▶ **Task**
Reproduce the listing word for word. Skip any image.
▬▬▬▬▬▬▬▬▬▬
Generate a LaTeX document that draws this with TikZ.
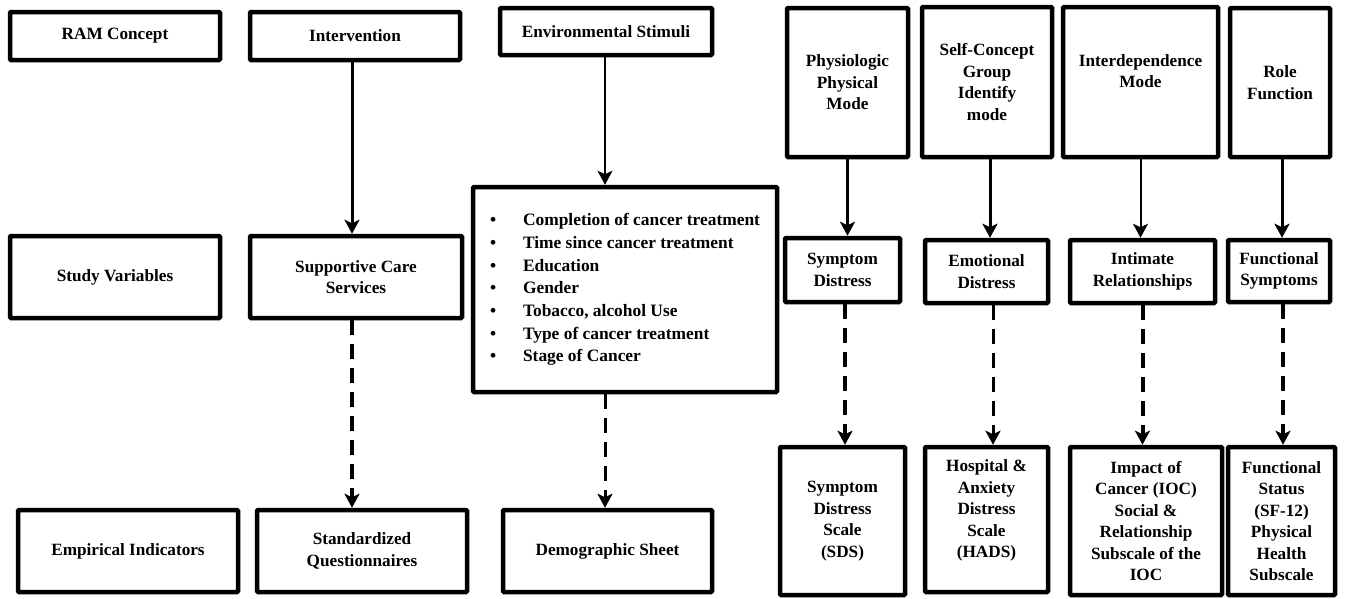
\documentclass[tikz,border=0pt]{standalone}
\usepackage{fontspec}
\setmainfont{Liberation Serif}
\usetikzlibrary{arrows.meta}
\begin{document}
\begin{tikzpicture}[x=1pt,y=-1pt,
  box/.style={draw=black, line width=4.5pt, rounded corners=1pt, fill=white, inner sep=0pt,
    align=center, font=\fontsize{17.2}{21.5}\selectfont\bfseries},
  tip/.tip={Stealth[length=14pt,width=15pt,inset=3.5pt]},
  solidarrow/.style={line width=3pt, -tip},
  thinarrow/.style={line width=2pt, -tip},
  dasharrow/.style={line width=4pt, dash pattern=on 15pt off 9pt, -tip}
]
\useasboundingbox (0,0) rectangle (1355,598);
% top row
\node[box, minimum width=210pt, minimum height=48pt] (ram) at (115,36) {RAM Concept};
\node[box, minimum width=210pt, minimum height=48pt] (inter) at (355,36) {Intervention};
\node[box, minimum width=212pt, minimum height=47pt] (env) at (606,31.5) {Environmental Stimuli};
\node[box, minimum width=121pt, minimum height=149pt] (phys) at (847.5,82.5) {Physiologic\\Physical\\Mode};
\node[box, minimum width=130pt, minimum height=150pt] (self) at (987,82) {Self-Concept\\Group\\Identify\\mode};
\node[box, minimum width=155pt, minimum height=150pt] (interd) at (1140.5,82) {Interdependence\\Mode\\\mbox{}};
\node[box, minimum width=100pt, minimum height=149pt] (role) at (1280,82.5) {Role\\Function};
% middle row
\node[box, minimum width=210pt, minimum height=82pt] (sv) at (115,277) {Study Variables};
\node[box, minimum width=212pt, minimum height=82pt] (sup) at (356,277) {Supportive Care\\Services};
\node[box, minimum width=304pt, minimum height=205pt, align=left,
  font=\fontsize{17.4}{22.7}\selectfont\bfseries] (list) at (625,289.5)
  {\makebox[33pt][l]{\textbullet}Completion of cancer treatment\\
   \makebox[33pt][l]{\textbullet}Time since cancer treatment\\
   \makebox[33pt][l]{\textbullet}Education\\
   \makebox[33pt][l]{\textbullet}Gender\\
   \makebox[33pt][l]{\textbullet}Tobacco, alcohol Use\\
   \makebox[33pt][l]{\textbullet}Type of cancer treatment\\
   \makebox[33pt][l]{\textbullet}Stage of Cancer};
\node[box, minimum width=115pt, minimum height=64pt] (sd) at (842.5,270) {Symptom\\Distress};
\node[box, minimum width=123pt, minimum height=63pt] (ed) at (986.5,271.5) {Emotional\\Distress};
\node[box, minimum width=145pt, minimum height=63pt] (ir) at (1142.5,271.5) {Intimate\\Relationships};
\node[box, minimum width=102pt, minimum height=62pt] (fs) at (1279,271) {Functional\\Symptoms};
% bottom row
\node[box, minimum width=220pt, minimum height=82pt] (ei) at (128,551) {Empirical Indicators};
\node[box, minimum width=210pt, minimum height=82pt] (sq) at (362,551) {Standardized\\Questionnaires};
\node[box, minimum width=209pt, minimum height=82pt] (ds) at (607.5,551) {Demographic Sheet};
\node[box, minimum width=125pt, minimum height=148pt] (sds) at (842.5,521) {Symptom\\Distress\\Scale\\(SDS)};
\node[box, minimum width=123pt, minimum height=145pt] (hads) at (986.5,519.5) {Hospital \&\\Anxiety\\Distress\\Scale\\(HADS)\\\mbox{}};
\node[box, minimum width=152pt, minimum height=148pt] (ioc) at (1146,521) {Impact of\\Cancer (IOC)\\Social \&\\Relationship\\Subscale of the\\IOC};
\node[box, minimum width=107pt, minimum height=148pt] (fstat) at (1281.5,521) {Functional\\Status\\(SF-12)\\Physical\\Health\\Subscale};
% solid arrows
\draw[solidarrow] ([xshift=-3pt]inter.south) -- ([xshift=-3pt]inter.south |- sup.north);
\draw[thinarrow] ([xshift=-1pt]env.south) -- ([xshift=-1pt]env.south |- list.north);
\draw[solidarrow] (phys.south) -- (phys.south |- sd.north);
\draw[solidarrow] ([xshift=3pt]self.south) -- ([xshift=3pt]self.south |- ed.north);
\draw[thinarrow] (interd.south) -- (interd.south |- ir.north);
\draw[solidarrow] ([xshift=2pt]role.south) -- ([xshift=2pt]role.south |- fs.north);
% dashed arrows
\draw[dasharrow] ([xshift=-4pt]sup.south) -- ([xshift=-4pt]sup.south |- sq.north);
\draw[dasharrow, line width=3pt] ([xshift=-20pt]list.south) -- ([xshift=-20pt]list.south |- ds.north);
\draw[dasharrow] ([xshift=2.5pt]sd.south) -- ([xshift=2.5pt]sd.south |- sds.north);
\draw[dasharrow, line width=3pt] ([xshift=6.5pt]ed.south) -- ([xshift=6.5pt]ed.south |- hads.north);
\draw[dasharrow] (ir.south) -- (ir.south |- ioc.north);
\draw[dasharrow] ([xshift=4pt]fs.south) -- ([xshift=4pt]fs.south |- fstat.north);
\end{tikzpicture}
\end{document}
▬▬▬▬▬▬▬▬▬▬
▶ **Solved problem**
Generate a LaTeX document that draws this with TikZ.
\documentclass[tikz,border=0pt]{standalone}
\usepackage{fontspec}
\setmainfont{Liberation Serif}
\usetikzlibrary{arrows.meta}
\begin{document}
\begin{tikzpicture}[x=1pt,y=-1pt,
  box/.style={draw=black, line width=4.5pt, rounded corners=1pt, fill=white, inner sep=0pt,
    align=center, font=\fontsize{17.2}{21.5}\selectfont\bfseries},
  tip/.tip={Stealth[length=14pt,width=15pt,inset=3.5pt]},
  solidarrow/.style={line width=3pt, -tip},
  thinarrow/.style={line width=2pt, -tip},
  dasharrow/.style={line width=4pt, dash pattern=on 15pt off 9pt, -tip}
]
\useasboundingbox (0,0) rectangle (1355,598);
% top row
\node[box, minimum width=210pt, minimum height=48pt] (ram) at (115,36) {RAM Concept};
\node[box, minimum width=210pt, minimum height=48pt] (inter) at (355,36) {Intervention};
\node[box, minimum width=212pt, minimum height=47pt] (env) at (606,31.5) {Environmental Stimuli};
\node[box, minimum width=121pt, minimum height=149pt] (phys) at (847.5,82.5) {Physiologic\\Physical\\Mode};
\node[box, minimum width=130pt, minimum height=150pt] (self) at (987,82) {Self-Concept\\Group\\Identify\\mode};
\node[box, minimum width=155pt, minimum height=150pt] (interd) at (1140.5,82) {Interdependence\\Mode\\\mbox{}};
\node[box, minimum width=100pt, minimum height=149pt] (role) at (1280,82.5) {Role\\Function};
% middle row
\node[box, minimum width=210pt, minimum height=82pt] (sv) at (115,277) {Study Variables};
\node[box, minimum width=212pt, minimum height=82pt] (sup) at (356,277) {Supportive Care\\Services};
\node[box, minimum width=304pt, minimum height=205pt, align=left,
  font=\fontsize{17.4}{22.7}\selectfont\bfseries] (list) at (625,289.5)
  {\makebox[33pt][l]{\textbullet}Completion of cancer treatment\\
   \makebox[33pt][l]{\textbullet}Time since cancer treatment\\
   \makebox[33pt][l]{\textbullet}Education\\
   \makebox[33pt][l]{\textbullet}Gender\\
   \makebox[33pt][l]{\textbullet}Tobacco, alcohol Use\\
   \makebox[33pt][l]{\textbullet}Type of cancer treatment\\
   \makebox[33pt][l]{\textbullet}Stage of Cancer};
\node[box, minimum width=115pt, minimum height=64pt] (sd) at (842.5,270) {Symptom\\Distress};
\node[box, minimum width=123pt, minimum height=63pt] (ed) at (986.5,271.5) {Emotional\\Distress};
\node[box, minimum width=145pt, minimum height=63pt] (ir) at (1142.5,271.5) {Intimate\\Relationships};
\node[box, minimum width=102pt, minimum height=62pt] (fs) at (1279,271) {Functional\\Symptoms};
% bottom row
\node[box, minimum width=220pt, minimum height=82pt] (ei) at (128,551) {Empirical Indicators};
\node[box, minimum width=210pt, minimum height=82pt] (sq) at (362,551) {Standardized\\Questionnaires};
\node[box, minimum width=209pt, minimum height=82pt] (ds) at (607.5,551) {Demographic Sheet};
\node[box, minimum width=125pt, minimum height=148pt] (sds) at (842.5,521) {Symptom\\Distress\\Scale\\(SDS)};
\node[box, minimum width=123pt, minimum height=145pt] (hads) at (986.5,519.5) {Hospital \&\\Anxiety\\Distress\\Scale\\(HADS)\\\mbox{}};
\node[box, minimum width=152pt, minimum height=148pt] (ioc) at (1146,521) {Impact of\\Cancer (IOC)\\Social \&\\Relationship\\Subscale of the\\IOC};
\node[box, minimum width=107pt, minimum height=148pt] (fstat) at (1281.5,521) {Functional\\Status\\(SF-12)\\Physical\\Health\\Subscale};
% solid arrows
\draw[solidarrow] ([xshift=-3pt]inter.south) -- ([xshift=-3pt]inter.south |- sup.north);
\draw[thinarrow] ([xshift=-1pt]env.south) -- ([xshift=-1pt]env.south |- list.north);
\draw[solidarrow] (phys.south) -- (phys.south |- sd.north);
\draw[solidarrow] ([xshift=3pt]self.south) -- ([xshift=3pt]self.south |- ed.north);
\draw[thinarrow] (interd.south) -- (interd.south |- ir.north);
\draw[solidarrow] ([xshift=2pt]role.south) -- ([xshift=2pt]role.south |- fs.north);
% dashed arrows
\draw[dasharrow] ([xshift=-4pt]sup.south) -- ([xshift=-4pt]sup.south |- sq.north);
\draw[dasharrow, line width=3pt] ([xshift=-20pt]list.south) -- ([xshift=-20pt]list.south |- ds.north);
\draw[dasharrow] ([xshift=2.5pt]sd.south) -- ([xshift=2.5pt]sd.south |- sds.north);
\draw[dasharrow, line width=3pt] ([xshift=6.5pt]ed.south) -- ([xshift=6.5pt]ed.south |- hads.north);
\draw[dasharrow] (ir.south) -- (ir.south |- ioc.north);
\draw[dasharrow] ([xshift=4pt]fs.south) -- ([xshift=4pt]fs.south |- fstat.north);
\end{tikzpicture}
\end{document}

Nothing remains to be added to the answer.